§ Aim
Copy exactly the lines from the beginning of the data down to and including the line holding "import plotly.graph_objects as go", without any pictures.

§ Material provided
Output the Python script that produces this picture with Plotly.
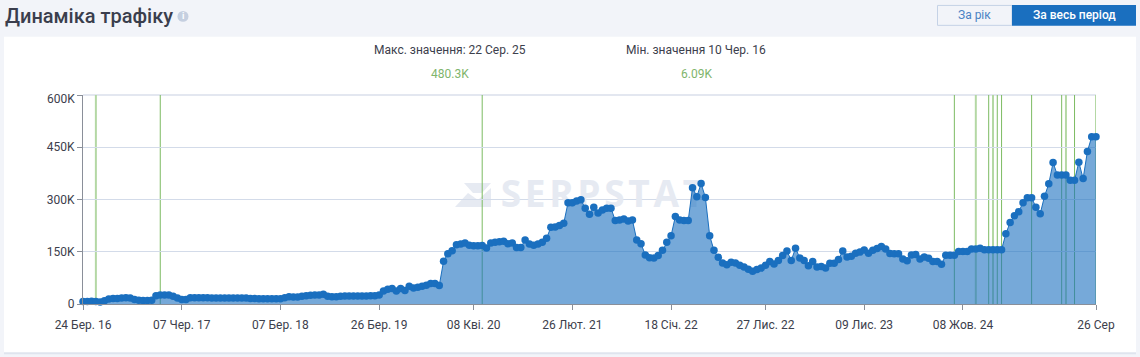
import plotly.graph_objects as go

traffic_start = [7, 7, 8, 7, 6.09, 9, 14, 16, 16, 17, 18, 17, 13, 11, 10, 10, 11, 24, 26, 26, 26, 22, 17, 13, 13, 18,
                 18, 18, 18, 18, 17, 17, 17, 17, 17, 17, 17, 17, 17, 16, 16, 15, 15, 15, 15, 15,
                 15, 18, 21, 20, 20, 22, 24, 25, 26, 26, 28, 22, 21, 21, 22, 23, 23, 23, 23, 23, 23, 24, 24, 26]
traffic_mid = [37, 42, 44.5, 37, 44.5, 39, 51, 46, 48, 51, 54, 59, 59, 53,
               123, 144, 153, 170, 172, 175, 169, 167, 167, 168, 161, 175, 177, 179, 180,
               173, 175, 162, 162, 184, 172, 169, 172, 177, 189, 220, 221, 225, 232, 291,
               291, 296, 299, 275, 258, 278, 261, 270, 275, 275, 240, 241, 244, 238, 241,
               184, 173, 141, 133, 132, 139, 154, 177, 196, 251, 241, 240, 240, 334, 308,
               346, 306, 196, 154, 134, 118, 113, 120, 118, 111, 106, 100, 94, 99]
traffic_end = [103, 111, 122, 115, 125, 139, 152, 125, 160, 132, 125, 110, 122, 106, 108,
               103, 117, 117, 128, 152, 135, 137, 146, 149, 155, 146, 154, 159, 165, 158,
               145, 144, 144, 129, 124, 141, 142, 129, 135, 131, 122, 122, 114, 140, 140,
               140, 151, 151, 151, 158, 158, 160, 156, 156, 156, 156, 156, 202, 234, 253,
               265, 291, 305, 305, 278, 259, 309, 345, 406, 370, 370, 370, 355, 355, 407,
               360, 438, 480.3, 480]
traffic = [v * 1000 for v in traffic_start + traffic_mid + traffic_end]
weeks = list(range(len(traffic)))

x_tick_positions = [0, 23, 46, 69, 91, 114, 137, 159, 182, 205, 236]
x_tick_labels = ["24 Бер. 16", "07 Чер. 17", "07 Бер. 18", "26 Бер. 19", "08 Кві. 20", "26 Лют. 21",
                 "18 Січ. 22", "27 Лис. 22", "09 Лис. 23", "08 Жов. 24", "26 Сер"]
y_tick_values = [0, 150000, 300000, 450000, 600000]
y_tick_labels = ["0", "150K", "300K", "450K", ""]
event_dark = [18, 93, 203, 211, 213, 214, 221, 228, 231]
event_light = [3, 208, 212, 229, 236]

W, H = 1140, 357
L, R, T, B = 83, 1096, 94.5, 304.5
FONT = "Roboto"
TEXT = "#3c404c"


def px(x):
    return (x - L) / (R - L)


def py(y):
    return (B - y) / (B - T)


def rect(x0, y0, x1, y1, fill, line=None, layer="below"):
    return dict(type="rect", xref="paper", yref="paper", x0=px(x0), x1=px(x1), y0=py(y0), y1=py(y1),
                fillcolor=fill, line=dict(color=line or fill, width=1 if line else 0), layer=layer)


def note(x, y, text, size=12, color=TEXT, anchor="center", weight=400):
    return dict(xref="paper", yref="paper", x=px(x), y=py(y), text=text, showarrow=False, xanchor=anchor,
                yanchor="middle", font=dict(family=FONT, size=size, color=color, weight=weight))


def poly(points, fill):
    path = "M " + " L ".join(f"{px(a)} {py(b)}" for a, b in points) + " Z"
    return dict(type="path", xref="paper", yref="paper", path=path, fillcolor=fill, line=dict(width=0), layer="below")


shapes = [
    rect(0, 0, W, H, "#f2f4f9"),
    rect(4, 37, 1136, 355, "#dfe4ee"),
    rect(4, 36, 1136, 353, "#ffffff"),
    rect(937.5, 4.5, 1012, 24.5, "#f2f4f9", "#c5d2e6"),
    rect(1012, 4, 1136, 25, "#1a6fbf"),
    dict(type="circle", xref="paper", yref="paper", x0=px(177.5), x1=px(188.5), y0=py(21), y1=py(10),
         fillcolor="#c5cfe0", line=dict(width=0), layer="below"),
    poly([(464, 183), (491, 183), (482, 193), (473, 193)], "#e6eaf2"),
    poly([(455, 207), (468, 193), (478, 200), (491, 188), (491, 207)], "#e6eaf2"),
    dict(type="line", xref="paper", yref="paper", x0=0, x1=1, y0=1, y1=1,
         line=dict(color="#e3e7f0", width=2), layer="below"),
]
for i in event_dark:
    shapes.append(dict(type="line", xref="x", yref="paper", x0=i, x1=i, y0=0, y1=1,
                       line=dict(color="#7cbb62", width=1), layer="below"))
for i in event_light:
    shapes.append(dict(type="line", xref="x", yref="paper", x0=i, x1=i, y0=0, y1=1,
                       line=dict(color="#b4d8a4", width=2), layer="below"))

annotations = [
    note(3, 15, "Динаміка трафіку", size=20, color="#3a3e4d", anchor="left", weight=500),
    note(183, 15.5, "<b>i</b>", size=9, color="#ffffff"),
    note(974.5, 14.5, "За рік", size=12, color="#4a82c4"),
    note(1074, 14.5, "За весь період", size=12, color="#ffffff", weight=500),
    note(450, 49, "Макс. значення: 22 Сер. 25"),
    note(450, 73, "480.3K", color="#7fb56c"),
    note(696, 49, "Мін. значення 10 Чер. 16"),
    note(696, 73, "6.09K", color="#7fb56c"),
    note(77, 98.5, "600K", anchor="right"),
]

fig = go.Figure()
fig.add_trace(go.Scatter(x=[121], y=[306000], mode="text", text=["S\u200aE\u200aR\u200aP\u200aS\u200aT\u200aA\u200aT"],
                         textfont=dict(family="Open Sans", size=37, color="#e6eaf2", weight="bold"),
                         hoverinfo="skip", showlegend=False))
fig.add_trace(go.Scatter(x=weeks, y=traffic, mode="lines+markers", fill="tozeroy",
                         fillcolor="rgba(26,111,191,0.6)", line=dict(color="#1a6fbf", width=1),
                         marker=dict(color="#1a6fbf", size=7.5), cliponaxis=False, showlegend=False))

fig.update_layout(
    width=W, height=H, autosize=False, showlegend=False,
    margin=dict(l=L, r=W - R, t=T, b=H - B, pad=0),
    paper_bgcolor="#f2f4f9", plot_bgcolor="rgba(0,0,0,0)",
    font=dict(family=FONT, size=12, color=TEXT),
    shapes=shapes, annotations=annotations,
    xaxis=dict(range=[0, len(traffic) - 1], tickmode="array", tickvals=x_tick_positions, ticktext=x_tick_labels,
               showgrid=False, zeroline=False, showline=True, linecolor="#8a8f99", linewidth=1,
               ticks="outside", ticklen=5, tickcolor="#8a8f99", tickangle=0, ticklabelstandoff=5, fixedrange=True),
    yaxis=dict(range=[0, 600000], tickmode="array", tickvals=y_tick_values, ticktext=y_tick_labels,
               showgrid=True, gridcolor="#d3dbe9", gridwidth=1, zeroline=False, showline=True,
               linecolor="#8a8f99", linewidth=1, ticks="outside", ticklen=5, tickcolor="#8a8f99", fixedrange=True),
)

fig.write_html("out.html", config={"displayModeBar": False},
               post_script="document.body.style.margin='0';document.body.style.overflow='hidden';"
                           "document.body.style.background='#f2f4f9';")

§ Reply to the exercise
Output the Python script that produces this picture with Plotly.
import plotly.graph_objects as go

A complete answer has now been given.